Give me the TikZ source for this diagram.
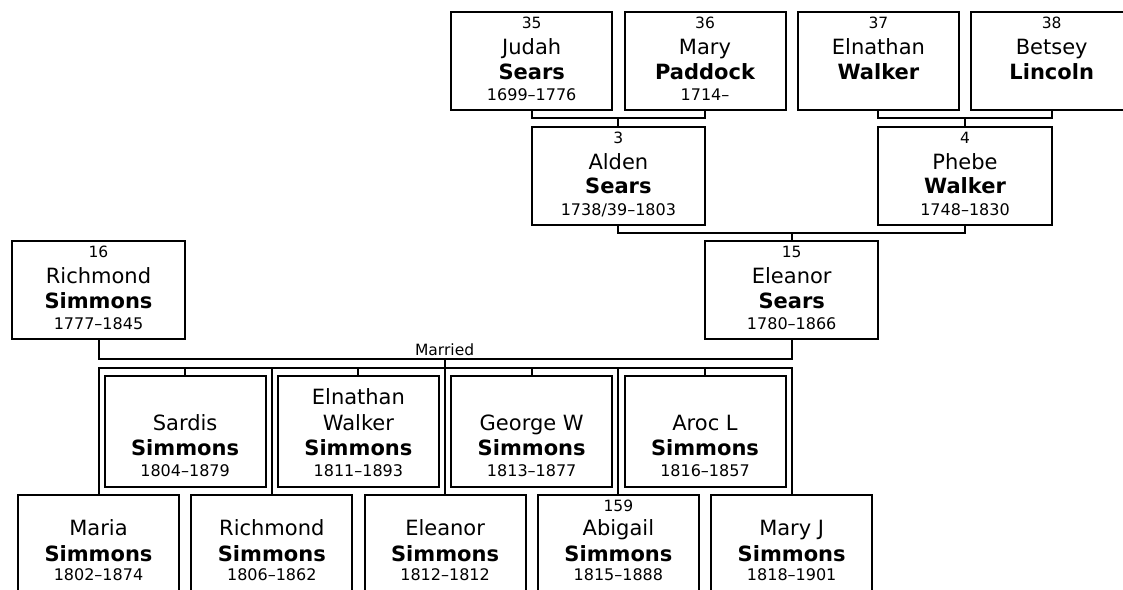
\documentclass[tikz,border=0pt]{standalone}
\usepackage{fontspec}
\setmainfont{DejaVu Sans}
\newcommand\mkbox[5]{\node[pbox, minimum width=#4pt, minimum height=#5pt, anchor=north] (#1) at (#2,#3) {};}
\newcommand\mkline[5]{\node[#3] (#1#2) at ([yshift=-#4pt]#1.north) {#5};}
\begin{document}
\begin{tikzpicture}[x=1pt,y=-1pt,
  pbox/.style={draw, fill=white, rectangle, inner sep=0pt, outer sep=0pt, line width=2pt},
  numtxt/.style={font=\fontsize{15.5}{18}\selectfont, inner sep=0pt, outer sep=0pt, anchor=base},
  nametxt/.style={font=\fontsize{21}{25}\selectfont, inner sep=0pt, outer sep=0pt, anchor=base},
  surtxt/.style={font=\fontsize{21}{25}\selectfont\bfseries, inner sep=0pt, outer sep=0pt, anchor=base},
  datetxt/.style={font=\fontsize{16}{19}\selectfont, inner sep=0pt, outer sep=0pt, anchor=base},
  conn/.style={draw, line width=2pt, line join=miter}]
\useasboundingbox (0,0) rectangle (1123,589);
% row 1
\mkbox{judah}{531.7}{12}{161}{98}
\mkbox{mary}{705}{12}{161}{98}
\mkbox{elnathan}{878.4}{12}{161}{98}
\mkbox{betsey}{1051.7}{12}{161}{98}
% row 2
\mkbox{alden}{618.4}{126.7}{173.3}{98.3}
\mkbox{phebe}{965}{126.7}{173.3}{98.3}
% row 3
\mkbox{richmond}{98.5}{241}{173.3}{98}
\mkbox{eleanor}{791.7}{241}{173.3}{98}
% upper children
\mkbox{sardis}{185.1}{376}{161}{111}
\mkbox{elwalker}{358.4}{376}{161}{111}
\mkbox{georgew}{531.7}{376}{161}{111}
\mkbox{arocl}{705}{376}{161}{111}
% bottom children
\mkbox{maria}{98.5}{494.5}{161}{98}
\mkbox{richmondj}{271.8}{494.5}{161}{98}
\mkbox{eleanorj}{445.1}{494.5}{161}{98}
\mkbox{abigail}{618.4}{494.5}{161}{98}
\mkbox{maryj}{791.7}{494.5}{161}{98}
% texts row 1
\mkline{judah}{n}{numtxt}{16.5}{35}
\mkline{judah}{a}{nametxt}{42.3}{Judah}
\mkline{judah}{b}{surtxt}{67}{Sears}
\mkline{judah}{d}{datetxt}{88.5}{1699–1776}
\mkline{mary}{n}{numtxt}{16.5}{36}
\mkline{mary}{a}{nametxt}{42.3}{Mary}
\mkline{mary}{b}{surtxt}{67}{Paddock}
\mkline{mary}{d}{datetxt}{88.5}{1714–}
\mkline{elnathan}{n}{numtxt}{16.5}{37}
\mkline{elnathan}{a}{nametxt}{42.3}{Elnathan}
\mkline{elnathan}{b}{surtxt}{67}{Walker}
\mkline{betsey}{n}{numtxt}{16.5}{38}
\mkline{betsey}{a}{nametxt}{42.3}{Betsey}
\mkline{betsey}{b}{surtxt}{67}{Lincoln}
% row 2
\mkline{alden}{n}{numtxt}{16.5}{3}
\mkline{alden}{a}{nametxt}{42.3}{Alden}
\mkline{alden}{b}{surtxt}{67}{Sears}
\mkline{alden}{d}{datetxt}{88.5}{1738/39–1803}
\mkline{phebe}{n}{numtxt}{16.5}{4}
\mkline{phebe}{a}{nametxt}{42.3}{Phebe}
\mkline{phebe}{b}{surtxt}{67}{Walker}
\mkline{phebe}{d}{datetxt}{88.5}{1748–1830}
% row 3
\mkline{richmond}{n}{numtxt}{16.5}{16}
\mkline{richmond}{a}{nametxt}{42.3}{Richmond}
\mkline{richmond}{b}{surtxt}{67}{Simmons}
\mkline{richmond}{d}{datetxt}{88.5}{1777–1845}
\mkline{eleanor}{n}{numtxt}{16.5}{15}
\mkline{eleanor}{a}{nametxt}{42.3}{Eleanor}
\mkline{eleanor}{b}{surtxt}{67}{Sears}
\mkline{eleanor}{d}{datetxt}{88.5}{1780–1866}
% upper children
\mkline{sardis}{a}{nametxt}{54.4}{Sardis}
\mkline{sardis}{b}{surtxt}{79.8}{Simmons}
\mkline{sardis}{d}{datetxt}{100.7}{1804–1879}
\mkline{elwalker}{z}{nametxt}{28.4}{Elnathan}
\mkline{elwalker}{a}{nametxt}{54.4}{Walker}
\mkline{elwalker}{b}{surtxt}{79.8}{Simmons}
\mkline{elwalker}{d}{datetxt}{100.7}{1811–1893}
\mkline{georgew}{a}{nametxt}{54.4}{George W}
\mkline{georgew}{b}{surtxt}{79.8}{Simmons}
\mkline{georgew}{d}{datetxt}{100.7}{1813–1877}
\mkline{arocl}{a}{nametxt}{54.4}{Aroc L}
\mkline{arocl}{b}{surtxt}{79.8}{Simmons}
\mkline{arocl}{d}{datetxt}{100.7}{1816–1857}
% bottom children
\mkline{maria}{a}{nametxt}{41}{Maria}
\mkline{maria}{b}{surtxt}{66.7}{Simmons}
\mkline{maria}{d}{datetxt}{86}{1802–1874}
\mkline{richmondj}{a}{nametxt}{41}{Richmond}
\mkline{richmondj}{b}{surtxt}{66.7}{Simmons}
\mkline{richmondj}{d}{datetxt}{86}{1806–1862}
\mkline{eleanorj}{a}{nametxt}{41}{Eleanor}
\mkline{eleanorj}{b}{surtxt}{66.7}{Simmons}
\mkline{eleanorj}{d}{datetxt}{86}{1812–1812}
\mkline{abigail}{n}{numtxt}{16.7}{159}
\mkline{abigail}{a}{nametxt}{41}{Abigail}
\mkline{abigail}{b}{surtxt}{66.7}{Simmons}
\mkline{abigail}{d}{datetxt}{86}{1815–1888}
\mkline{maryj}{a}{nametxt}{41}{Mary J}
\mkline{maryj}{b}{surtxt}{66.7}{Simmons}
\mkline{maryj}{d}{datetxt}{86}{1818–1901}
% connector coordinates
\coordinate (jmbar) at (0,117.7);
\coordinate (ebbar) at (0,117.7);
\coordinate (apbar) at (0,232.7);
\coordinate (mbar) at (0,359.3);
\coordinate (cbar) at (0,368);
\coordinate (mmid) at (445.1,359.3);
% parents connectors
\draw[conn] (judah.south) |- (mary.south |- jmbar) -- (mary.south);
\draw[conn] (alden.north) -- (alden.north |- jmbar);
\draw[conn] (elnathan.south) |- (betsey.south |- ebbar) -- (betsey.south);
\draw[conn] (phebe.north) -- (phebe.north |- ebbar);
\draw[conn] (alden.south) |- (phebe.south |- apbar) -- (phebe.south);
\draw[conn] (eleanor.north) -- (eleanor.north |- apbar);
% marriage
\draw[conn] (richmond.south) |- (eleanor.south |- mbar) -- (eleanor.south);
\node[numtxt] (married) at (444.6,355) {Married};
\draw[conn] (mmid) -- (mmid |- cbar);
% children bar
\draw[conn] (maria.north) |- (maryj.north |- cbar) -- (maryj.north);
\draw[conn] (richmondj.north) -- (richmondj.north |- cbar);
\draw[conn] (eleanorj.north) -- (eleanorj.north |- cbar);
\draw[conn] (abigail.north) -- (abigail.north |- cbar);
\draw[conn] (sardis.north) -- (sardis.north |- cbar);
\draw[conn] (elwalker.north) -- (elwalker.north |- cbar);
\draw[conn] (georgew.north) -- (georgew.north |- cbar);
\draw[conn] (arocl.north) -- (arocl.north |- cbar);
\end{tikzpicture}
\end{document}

________________

● **Work to do**
Word for word, quote the lines above. Omit the pictures.

● **Exercise result**
Give me the TikZ source for this diagram.
\documentclass[tikz,border=0pt]{standalone}
\usepackage{fontspec}
\setmainfont{DejaVu Sans}
\newcommand\mkbox[5]{\node[pbox, minimum width=#4pt, minimum height=#5pt, anchor=north] (#1) at (#2,#3) {};}
\newcommand\mkline[5]{\node[#3] (#1#2) at ([yshift=-#4pt]#1.north) {#5};}
\begin{document}
\begin{tikzpicture}[x=1pt,y=-1pt,
  pbox/.style={draw, fill=white, rectangle, inner sep=0pt, outer sep=0pt, line width=2pt},
  numtxt/.style={font=\fontsize{15.5}{18}\selectfont, inner sep=0pt, outer sep=0pt, anchor=base},
  nametxt/.style={font=\fontsize{21}{25}\selectfont, inner sep=0pt, outer sep=0pt, anchor=base},
  surtxt/.style={font=\fontsize{21}{25}\selectfont\bfseries, inner sep=0pt, outer sep=0pt, anchor=base},
  datetxt/.style={font=\fontsize{16}{19}\selectfont, inner sep=0pt, outer sep=0pt, anchor=base},
  conn/.style={draw, line width=2pt, line join=miter}]
\useasboundingbox (0,0) rectangle (1123,589);
% row 1
\mkbox{judah}{531.7}{12}{161}{98}
\mkbox{mary}{705}{12}{161}{98}
\mkbox{elnathan}{878.4}{12}{161}{98}
\mkbox{betsey}{1051.7}{12}{161}{98}
% row 2
\mkbox{alden}{618.4}{126.7}{173.3}{98.3}
\mkbox{phebe}{965}{126.7}{173.3}{98.3}
% row 3
\mkbox{richmond}{98.5}{241}{173.3}{98}
\mkbox{eleanor}{791.7}{241}{173.3}{98}
% upper children
\mkbox{sardis}{185.1}{376}{161}{111}
\mkbox{elwalker}{358.4}{376}{161}{111}
\mkbox{georgew}{531.7}{376}{161}{111}
\mkbox{arocl}{705}{376}{161}{111}
% bottom children
\mkbox{maria}{98.5}{494.5}{161}{98}
\mkbox{richmondj}{271.8}{494.5}{161}{98}
\mkbox{eleanorj}{445.1}{494.5}{161}{98}
\mkbox{abigail}{618.4}{494.5}{161}{98}
\mkbox{maryj}{791.7}{494.5}{161}{98}
% texts row 1
\mkline{judah}{n}{numtxt}{16.5}{35}
\mkline{judah}{a}{nametxt}{42.3}{Judah}
\mkline{judah}{b}{surtxt}{67}{Sears}
\mkline{judah}{d}{datetxt}{88.5}{1699–1776}
\mkline{mary}{n}{numtxt}{16.5}{36}
\mkline{mary}{a}{nametxt}{42.3}{Mary}
\mkline{mary}{b}{surtxt}{67}{Paddock}
\mkline{mary}{d}{datetxt}{88.5}{1714–}
\mkline{elnathan}{n}{numtxt}{16.5}{37}
\mkline{elnathan}{a}{nametxt}{42.3}{Elnathan}
\mkline{elnathan}{b}{surtxt}{67}{Walker}
\mkline{betsey}{n}{numtxt}{16.5}{38}
\mkline{betsey}{a}{nametxt}{42.3}{Betsey}
\mkline{betsey}{b}{surtxt}{67}{Lincoln}
% row 2
\mkline{alden}{n}{numtxt}{16.5}{3}
\mkline{alden}{a}{nametxt}{42.3}{Alden}
\mkline{alden}{b}{surtxt}{67}{Sears}
\mkline{alden}{d}{datetxt}{88.5}{1738/39–1803}
\mkline{phebe}{n}{numtxt}{16.5}{4}
\mkline{phebe}{a}{nametxt}{42.3}{Phebe}
\mkline{phebe}{b}{surtxt}{67}{Walker}
\mkline{phebe}{d}{datetxt}{88.5}{1748–1830}
% row 3
\mkline{richmond}{n}{numtxt}{16.5}{16}
\mkline{richmond}{a}{nametxt}{42.3}{Richmond}
\mkline{richmond}{b}{surtxt}{67}{Simmons}
\mkline{richmond}{d}{datetxt}{88.5}{1777–1845}
\mkline{eleanor}{n}{numtxt}{16.5}{15}
\mkline{eleanor}{a}{nametxt}{42.3}{Eleanor}
\mkline{eleanor}{b}{surtxt}{67}{Sears}
\mkline{eleanor}{d}{datetxt}{88.5}{1780–1866}
% upper children
\mkline{sardis}{a}{nametxt}{54.4}{Sardis}
\mkline{sardis}{b}{surtxt}{79.8}{Simmons}
\mkline{sardis}{d}{datetxt}{100.7}{1804–1879}
\mkline{elwalker}{z}{nametxt}{28.4}{Elnathan}
\mkline{elwalker}{a}{nametxt}{54.4}{Walker}
\mkline{elwalker}{b}{surtxt}{79.8}{Simmons}
\mkline{elwalker}{d}{datetxt}{100.7}{1811–1893}
\mkline{georgew}{a}{nametxt}{54.4}{George W}
\mkline{georgew}{b}{surtxt}{79.8}{Simmons}
\mkline{georgew}{d}{datetxt}{100.7}{1813–1877}
\mkline{arocl}{a}{nametxt}{54.4}{Aroc L}
\mkline{arocl}{b}{surtxt}{79.8}{Simmons}
\mkline{arocl}{d}{datetxt}{100.7}{1816–1857}
% bottom children
\mkline{maria}{a}{nametxt}{41}{Maria}
\mkline{maria}{b}{surtxt}{66.7}{Simmons}
\mkline{maria}{d}{datetxt}{86}{1802–1874}
\mkline{richmondj}{a}{nametxt}{41}{Richmond}
\mkline{richmondj}{b}{surtxt}{66.7}{Simmons}
\mkline{richmondj}{d}{datetxt}{86}{1806–1862}
\mkline{eleanorj}{a}{nametxt}{41}{Eleanor}
\mkline{eleanorj}{b}{surtxt}{66.7}{Simmons}
\mkline{eleanorj}{d}{datetxt}{86}{1812–1812}
\mkline{abigail}{n}{numtxt}{16.7}{159}
\mkline{abigail}{a}{nametxt}{41}{Abigail}
\mkline{abigail}{b}{surtxt}{66.7}{Simmons}
\mkline{abigail}{d}{datetxt}{86}{1815–1888}
\mkline{maryj}{a}{nametxt}{41}{Mary J}
\mkline{maryj}{b}{surtxt}{66.7}{Simmons}
\mkline{maryj}{d}{datetxt}{86}{1818–1901}
% connector coordinates
\coordinate (jmbar) at (0,117.7);
\coordinate (ebbar) at (0,117.7);
\coordinate (apbar) at (0,232.7);
\coordinate (mbar) at (0,359.3);
\coordinate (cbar) at (0,368);
\coordinate (mmid) at (445.1,359.3);
% parents connectors
\draw[conn] (judah.south) |- (mary.south |- jmbar) -- (mary.south);
\draw[conn] (alden.north) -- (alden.north |- jmbar);
\draw[conn] (elnathan.south) |- (betsey.south |- ebbar) -- (betsey.south);
\draw[conn] (phebe.north) -- (phebe.north |- ebbar);
\draw[conn] (alden.south) |- (phebe.south |- apbar) -- (phebe.south);
\draw[conn] (eleanor.north) -- (eleanor.north |- apbar);
% marriage
\draw[conn] (richmond.south) |- (eleanor.south |- mbar) -- (eleanor.south);
\node[numtxt] (married) at (444.6,355) {Married};
\draw[conn] (mmid) -- (mmid |- cbar);
% children bar
\draw[conn] (maria.north) |- (maryj.north |- cbar) -- (maryj.north);
\draw[conn] (richmondj.north) -- (richmondj.north |- cbar);
\draw[conn] (eleanorj.north) -- (eleanorj.north |- cbar);
\draw[conn] (abigail.north) -- (abigail.north |- cbar);
\draw[conn] (sardis.north) -- (sardis.north |- cbar);
\draw[conn] (elwalker.north) -- (elwalker.north |- cbar);
\draw[conn] (georgew.north) -- (georgew.north |- cbar);
\draw[conn] (arocl.north) -- (arocl.north |- cbar);
\end{tikzpicture}
\end{document}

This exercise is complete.